While exemplary embodiments are described above, it is not intended that these embodiments describe all possible forms encompassed by the claims. The words used in the specification are words of description rather than limitation, and it is understood that various changes can be made without departing from the spirit and scope of the disclosure. As previously described, the features of various embodiments can be combined to form further embodiments of the invention that may not be explicitly described or illustrated. While various embodiments could have been described as providing advantages or being preferred over other embodiments or prior art implementations with respect to one or more desired characteristics, those of ordinary skill in the art recognize that one or more features or characteristics can be compromised to achieve desired overall system attributes, which depend on the specific application and implementation. These attributes can include, but are not limited to cost, strength, durability, life cycle cost, marketability, appearance, packaging, size, serviceability, weight, manufacturability, ease of assembly, etc. As such, to the extent any embodiments are described as less desirable than other embodiments or prior art implementations with respect to one or more characteristics, these embodiments are not outside the scope of the disclosure and can be desirable for particular applications.

Claims

1. A system in a vehicle, comprising:

a global positioning system (GPS) receiver configured to identify a location of the vehicle;

a transceiver configured to communicate with a remote server; and

a processor in communication with the GPS receiver and the transceiver and programmed to: receive a signal from the remote server indicating a delivery driver is located proximate the vehicle; send a request to the remote server in response to the signal; receive a drop-off location located between the vehicle and the delivery driver in response to the request to the remote server; and output a notification at the vehicle identifying the drop-off location.
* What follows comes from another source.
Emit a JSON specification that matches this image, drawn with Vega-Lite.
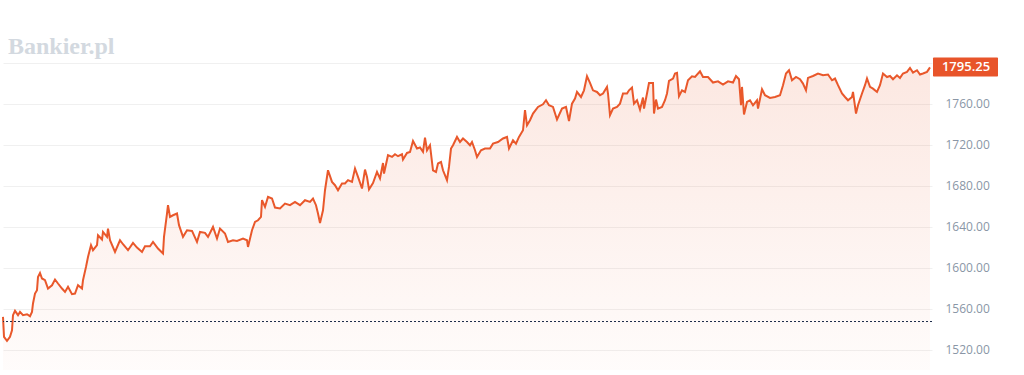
{
  "$schema": "https://vega.github.io/schema/vega-lite/v6.json",
  "autosize": {"type": "none"},
  "width": 929,
  "height": 330,
  "padding": {"left": 3, "top": 40, "right": 92, "bottom": 5},
  "background": "#ffffff",
  "title": {
    "text": "Bankier.pl",
    "anchor": "start",
    "frame": "group",
    "orient": "top",
    "baseline": "alphabetic",
    "offset": -38,
    "dx": 5,
    "font": "Liberation Serif",
    "fontSize": 24,
    "fontWeight": "bold",
    "color": "#d3d9e0"
  },
  "datasets": {
    "price": [
      {"t":3,"price":1551.8},{"t":4,"price":1532.3},{"t":7,"price":1528.4},{"t":10,"price":1532.3},{"t":12,"price":1538.8},{"t":13,"price":1553.5},{"t":15,"price":1557.7},{"t":18,"price":1553.5},{"t":20,"price":1556.7},{"t":23,"price":1553.5},{"t":27,"price":1554.4},{"t":30,"price":1552.5},{"t":32,"price":1556.7},{"t":33,"price":1564.9},{"t":35,"price":1574.6},{"t":37,"price":1577.9},{"t":38,"price":1590.8},{"t":40,"price":1594.7},{"t":42,"price":1589.3},{"t":45,"price":1587.6},{"t":48,"price":1579.5},{"t":52,"price":1582.7},{"t":55,"price":1588.3},{"t":58,"price":1584.4},{"t":62,"price":1579.5},{"t":65,"price":1576.2},{"t":68,"price":1581.1},{"t":72,"price":1574.0},{"t":75,"price":1574.6},{"t":78,"price":1582.7},{"t":82,"price":1579.5},{"t":83,"price":1587.6},{"t":86,"price":1600.6},{"t":88,"price":1610.3},{"t":91,"price":1621.8},{"t":93,"price":1616.9},{"t":97,"price":1621.8},{"t":98,"price":1631.5},{"t":102,"price":1627.3},{"t":103,"price":1634.7},{"t":107,"price":1629.9},{"t":108,"price":1638.0},{"t":110,"price":1626.6},{"t":115,"price":1615.2},{"t":120,"price":1626.6},{"t":123,"price":1622.7},{"t":128,"price":1616.9},{"t":133,"price":1624.0},{"t":137,"price":1619.5},{"t":142,"price":1615.2},{"t":145,"price":1620.8},{"t":150,"price":1620.8},{"t":153,"price":1625.0},{"t":158,"price":1618.5},{"t":163,"price":1613.7},{"t":164,"price":1629.9},{"t":167,"price":1652.7},{"t":168,"price":1660.8},{"t":170,"price":1649.4},{"t":173,"price":1651.0},{"t":177,"price":1652.7},{"t":179,"price":1641.3},{"t":183,"price":1629.9},{"t":187,"price":1636.4},{"t":192,"price":1635.7},{"t":197,"price":1625.0},{"t":200,"price":1634.7},{"t":205,"price":1633.8},{"t":208,"price":1629.9},{"t":213,"price":1639.6},{"t":217,"price":1628.3},{"t":220,"price":1638.0},{"t":225,"price":1633.2},{"t":228,"price":1625.0},{"t":233,"price":1626.6},{"t":237,"price":1626.0},{"t":243,"price":1628.3},{"t":247,"price":1626.6},{"t":248,"price":1620.1},{"t":252,"price":1636.4},{"t":255,"price":1644.5},{"t":258,"price":1646.1},{"t":261,"price":1649.4},{"t":262,"price":1665.7},{"t":265,"price":1659.1},{"t":268,"price":1668.9},{"t":272,"price":1667.3},{"t":275,"price":1658.5},{"t":280,"price":1657.6},{"t":285,"price":1662.4},{"t":290,"price":1660.8},{"t":295,"price":1664.0},{"t":300,"price":1660.8},{"t":305,"price":1665.7},{"t":310,"price":1664.0},{"t":313,"price":1667.3},{"t":316,"price":1660.8},{"t":318,"price":1652.7},{"t":320,"price":1643.5},{"t":323,"price":1655.9},{"t":325,"price":1675.4},{"t":328,"price":1694.9},{"t":332,"price":1683.5},{"t":335,"price":1680.3},{"t":338,"price":1675.4},{"t":342,"price":1682.0},{"t":345,"price":1682.0},{"t":348,"price":1685.2},{"t":352,"price":1683.5},{"t":355,"price":1696.6},{"t":358,"price":1688.4},{"t":362,"price":1677.1},{"t":365,"price":1695.6},{"t":367,"price":1688.4},{"t":369,"price":1676.1},{"t":373,"price":1682.5},{"t":377,"price":1693.3},{"t":380,"price":1686.8},{"t":383,"price":1702.0},{"t":384,"price":1691.7},{"t":388,"price":1709.6},{"t":392,"price":1707.9},{"t":395,"price":1710.5},{"t":398,"price":1708.6},{"t":402,"price":1710.5},{"t":403,"price":1705.4},{"t":407,"price":1711.8},{"t":410,"price":1712.8},{"t":413,"price":1723.5},{"t":417,"price":1716.1},{"t":420,"price":1717.1},{"t":423,"price":1712.8},{"t":425,"price":1726.8},{"t":427,"price":1714.4},{"t":430,"price":1719.3},{"t":433,"price":1694.9},{"t":436,"price":1693.3},{"t":438,"price":1701.5},{"t":441,"price":1703.0},{"t":443,"price":1694.9},{"t":447,"price":1685.2},{"t":449,"price":1698.1},{"t":451,"price":1716.1},{"t":453,"price":1719.3},{"t":457,"price":1727.4},{"t":460,"price":1722.5},{"t":463,"price":1725.9},{"t":467,"price":1722.5},{"t":470,"price":1719.3},{"t":472,"price":1722.5},{"t":475,"price":1714.4},{"t":477,"price":1707.9},{"t":481,"price":1714.4},{"t":485,"price":1716.1},{"t":490,"price":1716.1},{"t":493,"price":1720.9},{"t":498,"price":1722.5},{"t":503,"price":1725.9},{"t":507,"price":1727.4},{"t":509,"price":1716.1},{"t":513,"price":1724.2},{"t":516,"price":1720.9},{"t":519,"price":1727.4},{"t":523,"price":1733.9},{"t":525,"price":1753.5},{"t":527,"price":1738.8},{"t":530,"price":1743.7},{"t":533,"price":1750.2},{"t":538,"price":1756.7},{"t":543,"price":1759.3},{"t":546,"price":1763.2},{"t":549,"price":1758.3},{"t":553,"price":1756.7},{"t":557,"price":1744.4},{"t":562,"price":1755.1},{"t":566,"price":1756.7},{"t":569,"price":1743.0},{"t":572,"price":1759.9},{"t":575,"price":1764.9},{"t":577,"price":1771.3},{"t":581,"price":1766.4},{"t":584,"price":1772.9},{"t":587,"price":1786.6},{"t":590,"price":1780.1},{"t":593,"price":1772.9},{"t":597,"price":1771.3},{"t":600,"price":1768.1},{"t":603,"price":1769.8},{"t":607,"price":1776.2},{"t":608,"price":1769.8},{"t":610,"price":1748.6},{"t":613,"price":1755.1},{"t":617,"price":1756.7},{"t":620,"price":1759.9},{"t":623,"price":1769.8},{"t":627,"price":1769.8},{"t":629,"price":1772.9},{"t":632,"price":1775.6},{"t":634,"price":1759.9},{"t":637,"price":1763.2},{"t":640,"price":1754.1},{"t":643,"price":1765.8},{"t":644,"price":1755.1},{"t":647,"price":1769.8},{"t":649,"price":1780.1},{"t":653,"price":1780.1},{"t":654,"price":1750.2},{"t":656,"price":1763.9},{"t":658,"price":1755.1},{"t":662,"price":1756.7},{"t":665,"price":1763.2},{"t":667,"price":1769.8},{"t":669,"price":1782.1},{"t":673,"price":1784.4},{"t":675,"price":1789.3},{"t":677,"price":1789.9},{"t":679,"price":1767.1},{"t":682,"price":1772.9},{"t":685,"price":1771.3},{"t":688,"price":1782.7},{"t":692,"price":1786.6},{"t":695,"price":1785.9},{"t":700,"price":1791.5},{"t":703,"price":1785.9},{"t":708,"price":1785.9},{"t":713,"price":1780.5},{"t":718,"price":1781.7},{"t":723,"price":1778.5},{"t":728,"price":1781.7},{"t":733,"price":1780.5},{"t":736,"price":1786.9},{"t":739,"price":1783.7},{"t":741,"price":1758.3},{"t":742,"price":1776.2},{"t":744,"price":1749.3},{"t":747,"price":1761.6},{"t":750,"price":1763.2},{"t":753,"price":1758.3},{"t":757,"price":1763.2},{"t":758,"price":1755.1},{"t":762,"price":1774.0},{"t":765,"price":1768.1},{"t":770,"price":1765.5},{"t":775,"price":1766.4},{"t":780,"price":1768.1},{"t":783,"price":1777.9},{"t":786,"price":1789.3},{"t":789,"price":1792.5},{"t":792,"price":1782.7},{"t":796,"price":1785.9},{"t":800,"price":1783.7},{"t":803,"price":1779.5},{"t":806,"price":1772.9},{"t":808,"price":1785.0},{"t":813,"price":1786.9},{"t":818,"price":1789.3},{"t":823,"price":1787.6},{"t":828,"price":1788.3},{"t":832,"price":1782.7},{"t":835,"price":1784.4},{"t":838,"price":1777.9},{"t":842,"price":1769.8},{"t":845,"price":1766.4},{"t":848,"price":1763.2},{"t":852,"price":1766.4},{"t":853,"price":1771.3},{"t":856,"price":1750.2},{"t":858,"price":1758.3},{"t":862,"price":1769.8},{"t":865,"price":1777.9},{"t":867,"price":1784.4},{"t":870,"price":1776.2},{"t":873,"price":1774.5},{"t":877,"price":1771.3},{"t":880,"price":1777.9},{"t":883,"price":1789.3},{"t":887,"price":1785.9},{"t":890,"price":1786.9},{"t":893,"price":1783.7},{"t":897,"price":1787.6},{"t":900,"price":1785.0},{"t":903,"price":1789.3},{"t":907,"price":1790.9},{"t":910,"price":1794.7},{"t":913,"price":1790.2},{"t":917,"price":1792.5},{"t":920,"price":1788.3},{"t":923,"price":1789.3},{"t":927,"price":1790.9},{"t":930,"price":1795.25}
    ],
    "ref": [{"price": 1547.3}]
  },
  "encoding": {
    "y": {
      "field": "price",
      "type": "quantitative",
      "scale": {"domain": [1500, 1822], "zero": false, "nice": false},
      "axis": {
        "orient": "right",
        "values": [1520, 1560, 1600, 1640, 1680, 1720, 1760, 1800],
        "format": ".2f",
        "domain": false,
        "ticks": false,
        "labelPadding": 13,
        "labelColor": "#8a96a6",
        "labelFont": "Open Sans",
        "labelFontSize": 12,
        "grid": true,
        "gridColor": "#f0f0f0",
        "gridWidth": 1,
        "title": null
      }
    }
  },
  "layer": [
    {
      "data": {"name": "price"},
      "mark": {
        "type": "area",
        "color": {
          "gradient": "linear",
          "x1": 0, "y1": 0, "x2": 0, "y2": 1,
          "stops": [
            {"offset": 0, "color": "rgba(233,90,44,0.14)"},
            {"offset": 1, "color": "rgba(233,90,44,0.02)"}
          ]
        }
      },
      "encoding": {
        "x": {"field": "t", "type": "quantitative", "scale": {"domain": [3, 932], "nice": false, "zero": false}, "axis": null},
        "y2": {"datum": 1500}
      }
    },
    {
      "data": {"name": "price"},
      "mark": {"type": "line", "color": "#e9582b", "strokeWidth": 2},
      "encoding": {
        "x": {"field": "t", "type": "quantitative"}
      }
    },
    {
      "data": {"name": "ref"},
      "mark": {"type": "rule", "color": "#1c2b4a", "strokeWidth": 1, "strokeDash": [2, 2]},
      "encoding": {}
    },
    {
      "data": {"name": "price"},
      "transform": [{"filter": "datum.t == 930"}],
      "mark": {"type": "rect", "color": "#e8542a", "xOffset": 3, "x2Offset": 68, "yOffset": -10, "y2Offset": 9, "cornerRadius": 1},
      "encoding": {
        "x": {"field": "t", "type": "quantitative"},
        "x2": {"field": "t"},
        "y2": {"field": "price"}
      }
    },
    {
      "data": {"name": "price"},
      "transform": [{"filter": "datum.t == 930"}],
      "mark": {"type": "text", "color": "#ffffff", "align": "center", "baseline": "middle", "dx": 36, "font": "Open Sans", "fontSize": 13, "fontWeight": 600},
      "encoding": {
        "x": {"field": "t", "type": "quantitative"},
        "text": {"field": "price", "type": "quantitative", "format": ".2f"}
      }
    }
  ],
  "config": {
    "view": {"stroke": null}
  }
}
2. The system of claim 1, wherein the signal from the remote server identifies that the delivery driver is within a threshold distance from the vehicle.

3. The system of claim 1, wherein the notification includes an option to start route guidance to the drop-off location.

4. The system of claim 1, wherein the drop-off location is identified to be located at a road that is not a freeway or a highway.

5. The system of claim 1, wherein the drop-off location is identified in response to a traffic density at the drop-off location.

6. The system of claim 1, wherein the drop-off location is identified as a point-of-interest that includes a parking lot.

7. The system of claim 1, wherein the drop-off location is identified in response to a safety factor at the drop-off location.

8. The system of claim 1, the drop-off location is identified in response to a function class of a road at the drop-off location.

9. A server, comprising:

a transceiver configured to communicate with a package recipient vehicle and a delivery driver vehicle both located remote from the server, the transceiver further configured to receive location data from both the package recipient vehicle and the delivery driver vehicle, and

a processor in communication with the transceiver and programmed to: determine the delivery driver vehicle is located within a threshold distance from the package recipient vehicle; send a request to both the delivery driver vehicle and the package recipient vehicle to initiate an impromptu delivery; receive acceptance from both the delivery driver vehicle and the package recipient vehicle in response to the request; and send an impromptu delivery location to both the delivery driver vehicle and the package recipient vehicle, wherein the impromptu delivery location is defined between a delivery driver location and a package recipient vehicle location.

10. The server of claim 9, wherein the impromptu delivery location is a midway point between the delivery driver location and package recipient vehicle location.

11. The server of claim 9, wherein the impromptu delivery location is at the package recipient vehicle location.

12. The server of claim 9, wherein the impromptu delivery location is defined on a residential or arterial function class of a road.

13. The server of claim 9, wherein the impromptu delivery location is defined as a point of interest including a parking lot.

14. A system in a vehicle, comprising:

a global positioning system (GPS) receiver configured to identify a location of the vehicle;

a transceiver configured to communicate the location of the vehicle with a remote server; and

a processor in communication with the GPS receiver and the transceiver, the processor programmed to: send a request to the remote server in response to a delivery driver location within a threshold distance from the location of the vehicle, wherein the request includes the location of the vehicle; receive a first notification indicating a first delivery option, a second delivery option, and a cancellation option to be output at a display in the vehicle; receive an input at the vehicle indicating a selection of the first delivery option, the second delivery option, or the cancellation option; send the selection to the remote server via the transceiver; and in response to selecting the first delivery option or second delivery option, receive a drop-off location from the remote server and output a second notification at the display identifying the drop-off location as associated with an impromptu delivery.

15. The system of claim 14, wherein the first delivery option is associated with the delivery driver location.

16. The system of claim 14, wherein the second delivery option is associated with the location of the vehicle.

17. The system of claim 14, wherein the processor is programmed to provide route guidance to the drop-off location.

18. The system of claim 14, wherein the first notification includes a third delivery option, wherein the third delivery option includes a mutual pick-up location.

19. The system of claim 14, wherein the processor is further programmed to, in response to selecting the cancellation option, receive from the remote server data indicating cancellation of the impromptu delivery, and output a third notification displaying cancellation of the impromptu delivery.

20. The system of claim 14, wherein the drop-off location is identified in response to traffic flow at the drop-off location.